Artichokes have always been a little odd to me. They seem so prehistoric. And when I really think about it, it does seem wacky to be eating what basically is the unopened blossom of a thistle. And intimidating? Well, goodness, just look at them. It's no wonder so many people pick them up at the market and wonder, "What the heck am I supposed to do with that?" Fortunately, they're not as difficult as they might seem. Once they're prepped, there are plenty of things you can do with them. The simplest is steaming them and dipping into melted butter. Stuffing them is probably the second most popular preparation. There are lots of recipes out there for what to do with them. In this post, I'm going to show you step by step how to get those funny flower buds ready to use.

The first step is to cut off the top. Cut off enough to reach the pinkish/purple portion in side.

The next step is to trim the prickly ends of the leaves off. The best tool for this task is a kitchen shears or scissors. Oh, and this is important. See that bowl in the upper right hand corner of the following picture? That bowl has some acidified water in it. Artichokes, like so many other types of produce, oxidize and turn brown when exposed to air. Be sure to have this bowl ready to dip the artichoke in periodically to prevent browning. You can acidify the water with lemon juice, vinegar, or citric acid.

While some recipes require the artichokes to remain whole, I prefer to cut them in half. I think it makes them steam more evenly. It's also much easier to remove the choke if they are in half. If your recipe needs them to remain whole, skip this step.

Now pare the tough outer layer of the stem off with a paring knife. This step may involve removing some of the lower leaves to reach the tender inner stem. Notice that I am keeping the spare half in the acidified water.

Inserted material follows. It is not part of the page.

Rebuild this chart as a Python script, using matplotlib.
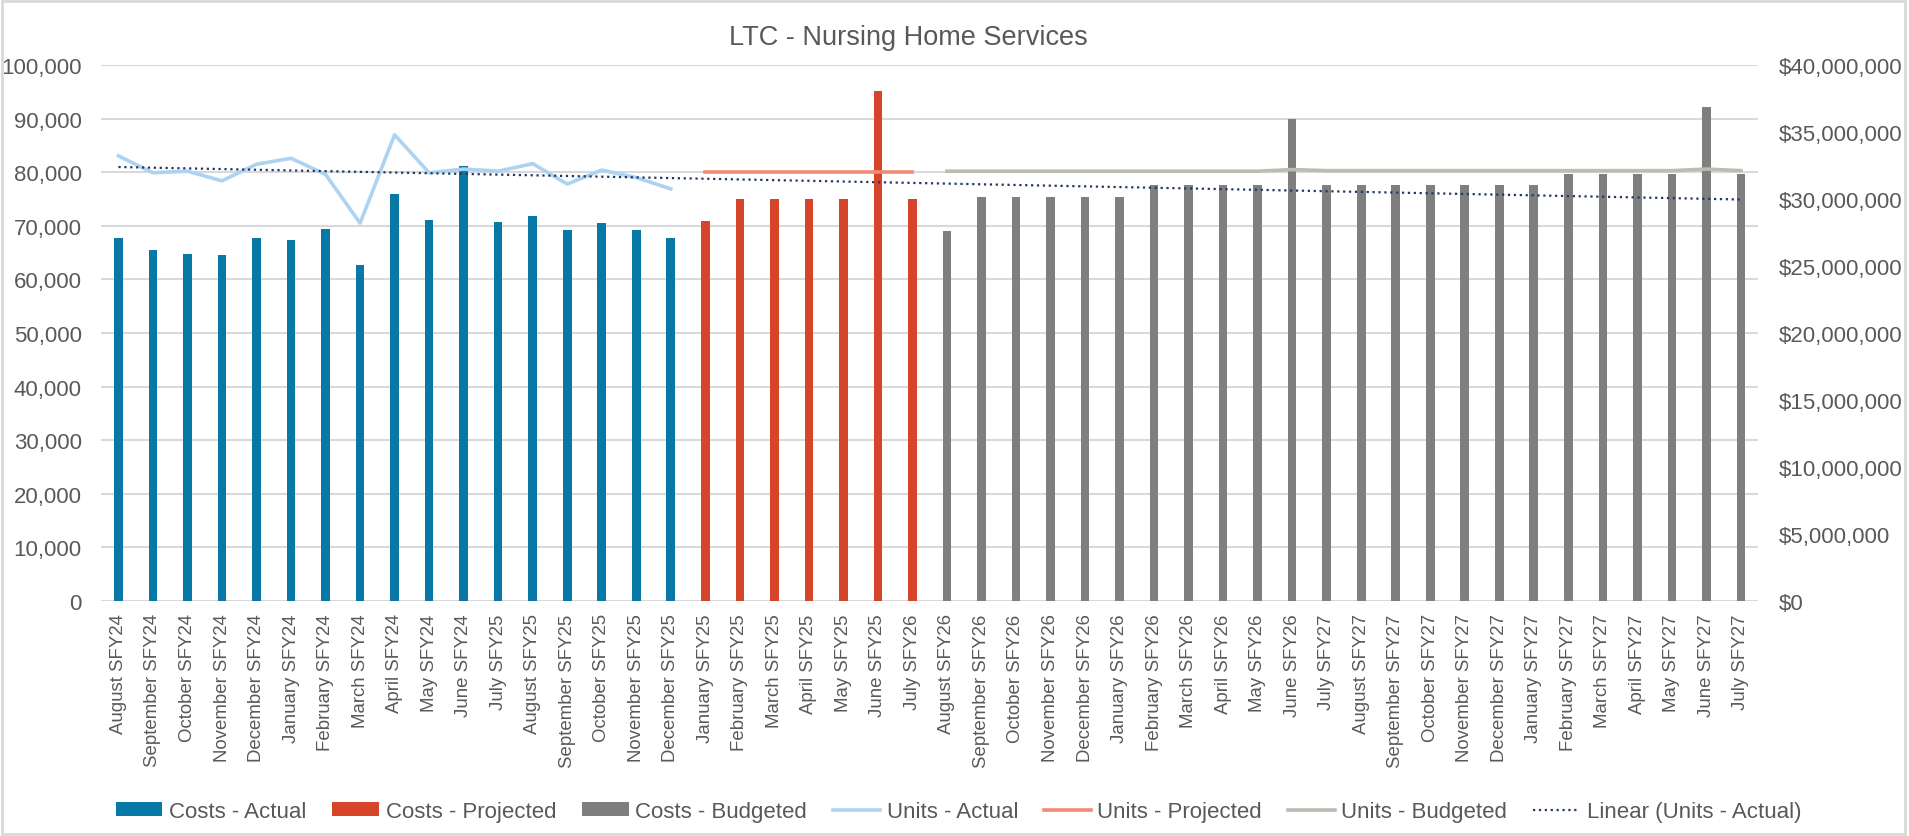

Artichokes brown very quickly. It doesn't look very attractive all browned, does it? So be sure to have the water ready and dip frequently.

Here's the choke or the "thistly" part that needs to be removed. As you can see, it wouldn't be good to eat.

Use a large spoon to scoop the choke out, scraping to clean it out thoroughly. If you are keeping your artichoke whole, this can be tricky. Peel back the leaves enough to access the center and scoop out. You may need to cut the tops back more when preparing them whole than when you are halving them.

And that's it! Now they are ready to use in your favorite recipe.